Cristianda è un film storico diretto da Dean Wright, scritto da Michael James Love e basato sulla Guerra Cristera (o Cristiada, da cui il titolo) (1926 – 1929) che devastò il Messico. Prende le mosse dal volume The Cristero Rebellion, dello storico francese Jean Meyer, che risiede in Messico. Il film si apre con i titoli che descrivono gli articoli della Carta costituzionale del Messico del 1917, di un chiaro sapore anticlericale, che danno lo spunto al Presidente messicano Plutarco Elías Calles (interpretato dall’attore Rubén Blades) per una violenta repressione anticattolica che dà avvio ad una guerra civile cruenta e devastante per il tessuto sociale (guerra Cristera). Plutarco Elías Calles era un fanatico emulatore della Rivoluzione francese. Il suo scopo era quello di “modernizzare” il Paese liberandolo dalla “superstizione”. Vennero espulsi preti e vescovi che si opponevano al progetto di una “chiesa nazionale” scissa da Roma e agli ordini del solo governo. Seguirono l’abolizione degli ordini religiosi, confische, divieto di ogni attività per i cattolici. Chiese, conventi, seminari, scuole, istituti di carità, furono chiusi o confiscati, fino ad impedire l’accesso dei fedeli ai sacramenti. Come accadrà in Spagna una decina di anni più tardi, all’inizio e durante la guerra civile nelle zone occupate dai repubblicani, nelle città e nelle campagne vengono date alle fiamme numerose chiese, uccisi preti e contadini, dei cui corpi spesso si fa scempio, appesi ai pali del telegrafo per diffondere il terrore.

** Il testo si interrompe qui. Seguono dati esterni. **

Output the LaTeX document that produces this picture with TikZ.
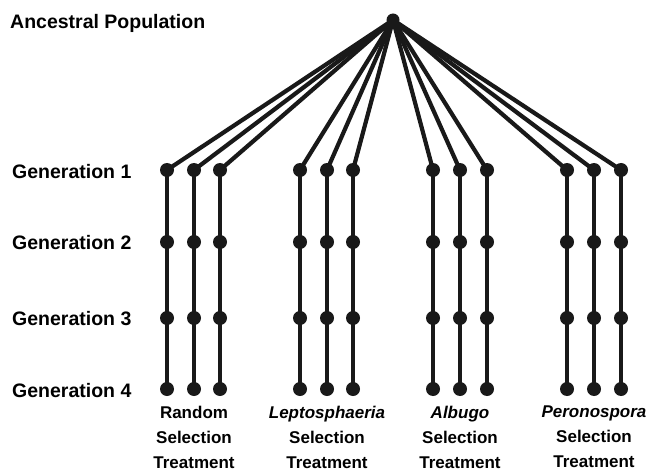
\documentclass[tikz,border=0pt]{standalone}
\usepackage{fontspec}
\setmainfont{Liberation Sans}
\begin{document}
\begin{tikzpicture}[x=1pt,y=-1pt,
  dot/.style={circle,fill=black!90,inner sep=0pt,minimum size=14pt},
  link/.style={line width=4.2pt,black!90},
  rowlabel/.style={anchor=west,inner sep=0pt,font=\fontsize{19.5}{21}\selectfont\bfseries},
  treat/.style={align=center,inner sep=0pt,anchor=north,font=\fontsize{17}{25}\selectfont\bfseries}]
\useasboundingbox (0,0) rectangle (647,473);
\node[dot,minimum size=13pt] (root) at (393,20) {};
\node[rowlabel] (anc) at (10,23) {Ancestral Population};
\node[rowlabel] (lg1) at (12,172) {Generation 1};
\node[rowlabel] (lg2) at (12,243) {Generation 2};
\node[rowlabel] (lg3) at (12,319) {Generation 3};
\node[rowlabel] (lg4) at (12,391) {Generation 4};
\foreach \x [count=\i] in {167,194,220,300,327,353,433,460,487,567,594,621}{
  \node[dot] (c\i-1) at (\x,170) {};
  \node[dot] (c\i-2) at (\x,242) {};
  \node[dot] (c\i-3) at (\x,318) {};
  \node[dot] (c\i-4) at (\x,389) {};
  \draw[link] (root.center) -- (c\i-1.center);
  \draw[link] (c\i-1.center) -- (c\i-2.center) -- (c\i-3.center) -- (c\i-4.center);
}
\node[treat] (t1) at (194,406) {Random\\Selection\\Treatment};
\node[treat] (t2) at (327,406) {\itshape Leptosphaeria\\Selection\\Treatment};
\node[treat] (t3) at (460,406) {\itshape Albugo\\Selection\\Treatment};
\node[treat] (t4) at (594,406) {\itshape Peronospora\\Selection\\Treatment};
\end{tikzpicture}
\end{document}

In questo clima prende avvio una rivolta di popolo. Nel film il riferimento è ad uno dei sacerdoti vittime della furia anticattolica, Padre Christopher (Peter O’Toole), spietatamente ucciso dai Federales. Testimone del delitto è il tredicenne José Luis Sanchez (Mauricio Kuri), il quale si unisce ai ribelli, i Cristeros, guidati da un generale in pensione e non credente, un eroe nazionale, Enrique Gorostieta Velarde (Andy Garcia), il quale prende con sé il ragazzo che, catturato dai Federales, non ripudierà la sua fede nonostante le torture. Sarà messo a morte. L’anno seguente anche il generale Gorostieta morirà in battaglia, nello stato di Jalisco.
Nel 1929, accordi tra le due fazioni pongono fine ai combattimenti e viene ristabilita la libertà religiosa. Papa Benedetto XVI ha beatificato José nel 2005, con altri dodici martiri tra i Cristeros.
Le cronache ci dicono che il film ha avuto seri problemi di distribuzione al punto che si parla di una vera e propria censura.
L’Esercito Federale riteneva di poter sconfiggere in breve tempo gli insorti, inesperti e male organizzati. Alla rivolta parteciparono milioni di persone che ebbero la meglio sulla repressione rabbiosa e crudele dello stato: massacri indiscriminati, campi di concentramento, impiccagioni di massa.
Si mosse la diplomazia internazionale. Troppi i lutti in una guerra che rischiava di durare a lungo. Ma il governo tradì gli accordi stipulati con il Vescovo Pascual Díaz. Ed ancora per anni, quando deposero le armi, i Cristeros furono uccisi a migliaia.
È la storia raccontata da Jean Meyer che partito da posizioni ostili, ha cambiato il suo giudizio sui Cristeros sino ad arrivare alla conversione.
Le riprese sono iniziate nel maggio del 2010 e proseguite per dodici settimane (tra il 31 maggio e il 16 agosto 2010). Il film è stato girato a Città del Messico, Durango, Zacatecas, San Luis Potosí, Tlaxcala e Puebla.